Maddi tazminat yönünden ilk dava dilekçesinde davacı anne-baba için 1.000,00’er TL talep edildiği ve dava tarihinden sonra ödeme yapıldığı gerekçesi ile davanın konusuz kaldığından karar verilmesine yer olmadığına dair karar verilmiş, ıslah dilekçesinde bu miktarlar düşülerek karar verilmiştir.
Davalı sigorta şirketi tarafından yapılan ödeme tazminat hesabında indirilmiş olup mahkemece ıslah edilen miktarlar üzerinden mükerrer indirime gidilmek suretiyle davacı M.. B.. için 3.934,80 TL, G.. B.. için 4.603,84 TL tazminata karar verilmesi doğru görülmemiştir.
Mahkemece, sigorta şirketi tarafından yapılan ödeme miktarı olan davacı baba için 9.678,58 TL ve anne için 10.489,14 TL yönünden karar verilmesine yer olmadığına karar verilerek bilirkişi raporunda tespit edilen ve davacılar vekili tarafından ıslah edilen davacı baba M.. B.. için 4.934,80 TL, anne G.. B.. için 5.603,84 TL’ye hükmedilmesi gerekirken yazılı şekilde karar verilmesi doğru görülmemiştir.

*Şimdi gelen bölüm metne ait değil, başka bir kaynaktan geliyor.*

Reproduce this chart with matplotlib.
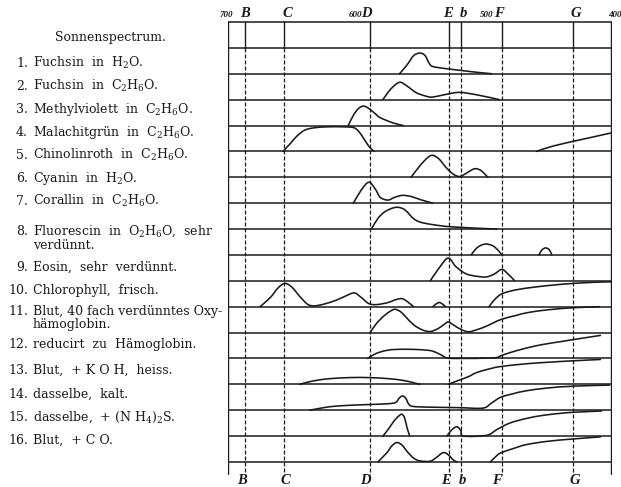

SONUÇ: Yukarıda 1 nolu bentte açıklanan nedenlerle davacılar vekilinin sair temyiz itirazlarının reddine, 2, 3, 4 ve 5 nolu bentlerde açıklanan nedenlerle davacılar vekilinin temyiz itirazlarının kabulü ile hükmün BOZULMASINA, peşin alınan harcın istek halinde temyiz eden davacılara geri verilmesine 20.11.2014 gününde oybirliğiyle karar verildi.